Roulette (0–36 fair European roulette)

Let’s also examine the casino example so we demonstrate how much $EV does casino/house get out of a simple roulette bet.

Assuming a player bets 10$ in 1 out of 37 (equally) possible roulette outcomes, what is his EV of that bet? Roulette rewards you with 36 times the bet amount if you guess the number correctly so with similar logic we can write the EV of this bet like this:

EV = (amount we bet*35) * (chance of guessing the number correctly) + (amount we “win” when we don’t guess correctly) * (chance of not guessing the number correctly)

So replacing the variables in the equation of this EV calc we’d get:

EV = 10$ * 35 * 1/37 + (-10$) * (36/37) = 9.459$ — 9.729$ = -0.269$

As we see this means that roulette players are actually always placing a -EV bet (translates into a house edge of approx 2.7% since players would lose $0.269 on average for every 10$ bet).

Examining this result a bit more we can see that roulette is being fair when the player loses (meaning the player bets 10$ and loses 10$) but generates an edge vs the player when the player actually wins, that’s because the player’s guess has a chance of 1 / 37 to be correct but when it is correct he is only being rewarded with 36 times his bet (risk/reward ratio).
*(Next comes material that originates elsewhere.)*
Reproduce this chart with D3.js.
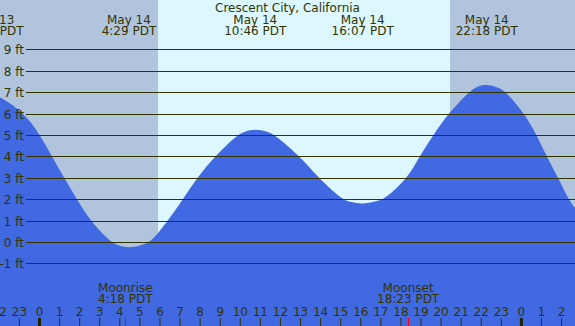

If roulette were rewarding the winning player with 37x times his betting amount then the EV (for both the player and the house) would be 0$ meaning that this bet would be a break-even bet for both sides.

On the contrary, if the house was paying the player > 37x his bet, the bet would generate profit for the player and loss for the house (obviously this type of casino would go bust very very soon).

The exact same case occurs when players bet on black/red colors, similarly when they lose they lose 100% of their bet but when they win they are rewarded with 2x their bet which would be “fair” if black/red had 50% chance of occurring when in reality they have less than that (18 / 37) because of zero (green).